Veteran derivatives trader Nassim Nicholas Taleb, Distinguished Professor of Risk-Engineering at New York University’s Polytechnic Institute, confirms that banks routinely certified such transactions as solid and risk-free using quantitative models which, in reality, simply concealed the actual scope for risk and its potential consequences. This allowed them to create extremely risky financial instruments, slap a certification of safety over them, and sell them on for stupendous profits. In turn, these products were fraudulently insured by other financial companies, which used the opportunity to charge exorbitant fees. But these ‘insurance’ firms simply did not have the assets to cover losses in the event of a real default.

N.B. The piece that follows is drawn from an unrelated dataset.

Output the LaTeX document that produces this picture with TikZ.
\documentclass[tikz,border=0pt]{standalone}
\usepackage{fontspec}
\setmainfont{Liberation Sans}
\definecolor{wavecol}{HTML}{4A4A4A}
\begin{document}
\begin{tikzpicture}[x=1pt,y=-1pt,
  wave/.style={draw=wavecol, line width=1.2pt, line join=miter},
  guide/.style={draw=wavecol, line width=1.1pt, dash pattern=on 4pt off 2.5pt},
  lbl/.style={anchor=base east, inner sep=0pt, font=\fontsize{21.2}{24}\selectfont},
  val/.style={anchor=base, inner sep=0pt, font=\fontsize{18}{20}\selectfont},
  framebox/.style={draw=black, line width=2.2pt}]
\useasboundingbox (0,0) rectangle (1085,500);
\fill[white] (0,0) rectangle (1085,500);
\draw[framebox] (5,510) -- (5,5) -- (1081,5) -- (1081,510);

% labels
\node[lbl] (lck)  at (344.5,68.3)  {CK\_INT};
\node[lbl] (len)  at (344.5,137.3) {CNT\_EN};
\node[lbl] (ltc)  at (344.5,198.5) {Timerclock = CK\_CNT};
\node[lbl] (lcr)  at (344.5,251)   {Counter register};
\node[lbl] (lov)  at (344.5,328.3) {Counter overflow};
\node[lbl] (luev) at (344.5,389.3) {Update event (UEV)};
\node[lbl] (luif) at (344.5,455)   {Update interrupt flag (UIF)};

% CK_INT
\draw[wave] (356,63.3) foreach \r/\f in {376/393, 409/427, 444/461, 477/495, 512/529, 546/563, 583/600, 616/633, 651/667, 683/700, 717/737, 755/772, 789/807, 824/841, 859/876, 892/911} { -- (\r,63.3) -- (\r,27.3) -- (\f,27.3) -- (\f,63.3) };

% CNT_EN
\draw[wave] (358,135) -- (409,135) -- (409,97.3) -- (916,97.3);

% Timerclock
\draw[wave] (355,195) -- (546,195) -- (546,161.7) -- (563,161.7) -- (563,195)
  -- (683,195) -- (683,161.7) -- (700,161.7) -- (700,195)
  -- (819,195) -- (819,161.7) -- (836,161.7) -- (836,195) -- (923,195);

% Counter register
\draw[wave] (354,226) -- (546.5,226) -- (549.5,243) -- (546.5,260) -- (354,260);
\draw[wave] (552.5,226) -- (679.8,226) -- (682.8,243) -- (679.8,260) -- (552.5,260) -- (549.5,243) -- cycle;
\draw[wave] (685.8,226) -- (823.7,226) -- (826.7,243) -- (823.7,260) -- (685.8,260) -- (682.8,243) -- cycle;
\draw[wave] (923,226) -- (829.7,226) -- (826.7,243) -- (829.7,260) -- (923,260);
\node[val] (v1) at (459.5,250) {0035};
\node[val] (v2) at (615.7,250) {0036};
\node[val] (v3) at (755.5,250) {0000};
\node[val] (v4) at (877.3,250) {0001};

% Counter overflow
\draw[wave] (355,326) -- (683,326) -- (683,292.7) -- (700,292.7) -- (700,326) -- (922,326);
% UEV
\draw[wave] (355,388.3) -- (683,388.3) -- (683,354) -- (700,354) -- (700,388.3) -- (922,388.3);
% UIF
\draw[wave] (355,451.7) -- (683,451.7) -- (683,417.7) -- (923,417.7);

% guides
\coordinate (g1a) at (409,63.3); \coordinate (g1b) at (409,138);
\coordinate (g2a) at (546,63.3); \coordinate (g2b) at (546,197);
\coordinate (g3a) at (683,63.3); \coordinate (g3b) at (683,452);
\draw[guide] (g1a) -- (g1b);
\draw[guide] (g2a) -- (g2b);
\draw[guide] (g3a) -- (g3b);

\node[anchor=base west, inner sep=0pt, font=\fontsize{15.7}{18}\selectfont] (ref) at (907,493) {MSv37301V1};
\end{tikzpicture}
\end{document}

Consumers increased their spending on the basis of the security of their houses, while financial institutions accelerated their lending on the basis of rapidly proliferating mortgages, together contributing to rising prices and a mounting inflationary property and consumer bubble. This frenzy of spending and lending created a veritable bonanza of debt-based ‘virtual growth’. It had nothing to do with a real surplus derived from increases in productivity, but rather from a monetary system based on the ability to continually borrow (and effectively create out of nothing) cash that in real terms did not yet exist, except as the expectation of repayments on loans.
Worldwide sales worth trillions of dollars of these dodgy financial instruments distributed risks across multiple financial markets. Moreover, the hierarchical structure of the global financial system, dominated by New York and London, meant that debt-based profiteering at the core of the system radiated outwards and downwards to more peripheral countries tied into the system through their receipt of loans from the core and/or purchases of derivatives.
Indeed, thanks to the monumental profits and concomitant phenomenal growth accrued through this process, US and British financial institutions jubilantly accelerated lending to Europe, Asia, and countries in the South, creating an entrenched global web of debt, credit and financial profits. Thus, when the defaults started in the US, the crisis radiated outwards and downwards, and is still doing so.